Kim raged home, furious, vowing to never speak to him again. But when she reached the dark townhome, she knew immediately something was wrong. Zeus was upset and barking. And Grampa was lying on the linoleum floor in the kitchen, unconscious.
It was bad. Really bad. She asked the landlord to help and they rushed him to the hospital. Doctors said that her grandfather had suffered a stroke. He would need round the clock care, and would have to live in a nursing home. Kim was distraught over the news.
She watched over him at the hospital. Both the doctors and nurses urged her to go home and to get some rest, but she refused to leave her grandfather’s side.
“I want to be there if he wakes up,” she insisted. “We’re all the family we have left.”
And she watched diligently over him until he was safely moved out of ICU into his own room and was awake again. But even then, she still spent hours and hours at the hospital. One night, she dozed off in the chair beside his hospital bed. When she woke, she found a note in her lap.
“You are the strongest, most loving woman I have ever met. You inspire me,” was all it said. She knew immediately who wrote it, and who had slipped it into the room while she slept.
When she made it back home, alone, she had never been more thankful to see Ross there, waiting for her.
“I heard about what happened,” he said. He kissed her, consoled her, and told her everything would be okay. The next day, he moved into the townhome with her.
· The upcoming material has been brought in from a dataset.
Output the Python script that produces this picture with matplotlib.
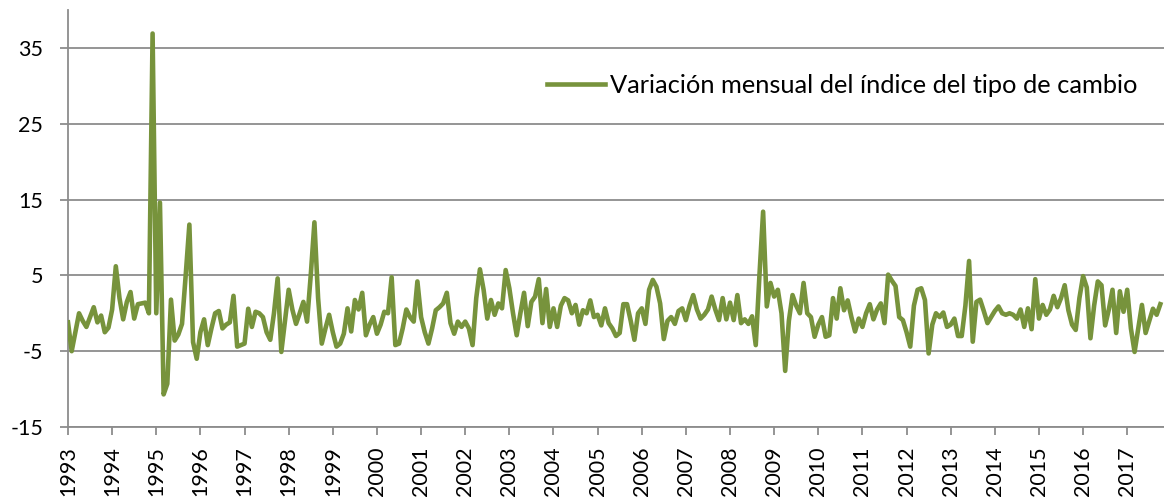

Still, Ross was constantly up and down about their relationship. He left her, saying that the only way to keep her was to leave her - because he felt he needed to work on his temper, or he'd push her too far and lose her forever. That same night he changed his mind and asked her to take him back.
She did.
And they moved forward, together. Kim visited her grandfather every day in the old folks home and kept her grades up at the University. Ross worked at the garage downtown, and together they made a life for themselves, the kind Kim had always dreamed of – minus the fabulous career and penthouse apartment. Until one day, they were driving to the Dollar Store downtown.
“You know, there's actua
lly not a lot of stuff really priced at a dollar there,” Kim mentioned.
“Not possible,” he said. “Everything's a dollar. That's why they're called dollar stores.”
“Not true,” Kim insisted. “It's all a marketing ploy to get more people into the store.”
“Then they couldn't legally call it a Dollar Store,” he shot back, still trying to convince her. The fight escalated and Kim didn’t speak to him for three weeks.
Once again, he left her a note professing his love and asking her to meet him at Greico’s Italian Restaurant for dinner. There, he told her that she was “The One” and he couldn't let her walk away.
“I just don’t believe the sudden change in heart,” she said to him across the table, her eyes flickering in the candle light.
“It’s not a change of heart,” he said to her. “I’ve always felt this way, but I was scared.”
“Scared of what?”
“Change,” he said a little too quickly, then scrambled to explain himself. “Scared of growing up. Of the next step. Of the responsibility.”
Kim’s eyes watered, fearing that once again they had reached the impassable crossroads. “Growing up and taking on the responsibility is inevitable,” she said. “It’s going to happen to us whether we’re prepared for it or not. Whether we want to accept it or not.
She told him she didn't want to get hurt, and he assured her he didn't want to hurt her and that she was the love of his life. That’s when he got down on one knee and removed a ring from his shirt pocket.
Kim screamed, surprised and delighted, as he slipped it on her finger. It was an elegant Solitaire diamond ring with a thin, two-toned band, and it was the most beautiful thing she had ever seen. She accepted and then everyone in the restaurant applauded.
She couldn’t wait to show Mallory.
Mallory of course invited them to a fancy dinner to celebrate. Addison made reservations at the most-exclusive country club in the county. Mallory was beside herself.